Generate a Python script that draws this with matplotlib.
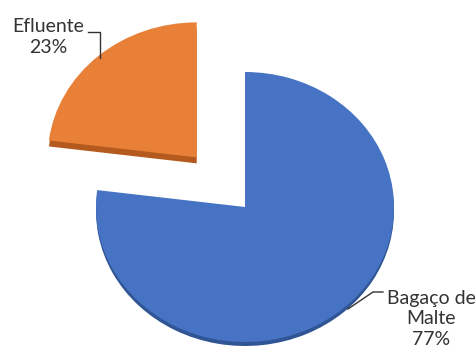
import matplotlib.pyplot as plt

# dados
labels = ['Efluente', 'Bagaço de\nMalte']
values = [23, 77]
colors = ['#E98038', '#4773C4']
side_colors = ['#B45A1E', '#2F5594']
explode = [0.49, 0.0]

# geometria (pixels da imagem original)
RX, RY = 149.0, 135.0
CX, CY = 245.0, 207.0
W, H = 477, 351


def px(x, y):
    # pixel -> coordenadas do eixo (pizza de raio 1)
    return (x - CX) / RX, (CY - y) / RY


fig = plt.figure(figsize=(W / 100, H / 100), dpi=100)
ax = fig.add_axes([0, 0, 1, 1])

# "espessura" 3D: copia escura deslocada para baixo (uma fatia por vez)
for i, d in enumerate([6, 4]):
    cols = ['none'] * len(values)
    cols[i] = side_colors[i]
    ax.pie(values, colors=cols, explode=explode, startangle=90,
           counterclock=True, radius=1, center=(0, -d / RY), frame=True,
           wedgeprops=dict(linewidth=0))
ax.pie(values, colors=colors, explode=explode, startangle=90,
       counterclock=True, radius=1, center=(0, 0), frame=True,
       wedgeprops=dict(linewidth=0))
ax.set_xlim(px(0, 0)[0], px(W, 0)[0])
ax.set_ylim(px(0, H)[1], px(0, 0)[1])
ax.set_aspect('auto')
ax.axis('off')

font = ['Lato', 'DejaVu Sans']
txt_pos = [(48, 37), (431, 319)]
for lab, v, (tx, ty) in zip(labels, values, txt_pos):
    ax.text(*px(tx, ty), f"{lab}\n{v}%", ha='center', va='center',
            fontsize=14, family=font, color='#333333', linespacing=1.25)

# linhas de chamada
lx, ly = zip(px(88, 32), px(100, 32), px(100, 58))
ax.plot(lx, ly, color='#333333', lw=1)
lx, ly = zip(px(348, 309), px(373, 292), px(383, 292))
ax.plot(lx, ly, color='#333333', lw=1)

fig.savefig('out.png', dpi=100)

## What to work on
From the first line above down to the line with "import matplotlib.pyplot as plt", reproduce every line and no others, omitting pictures.

## Result
Generate a Python script that draws this with matplotlib.
import matplotlib.pyplot as plt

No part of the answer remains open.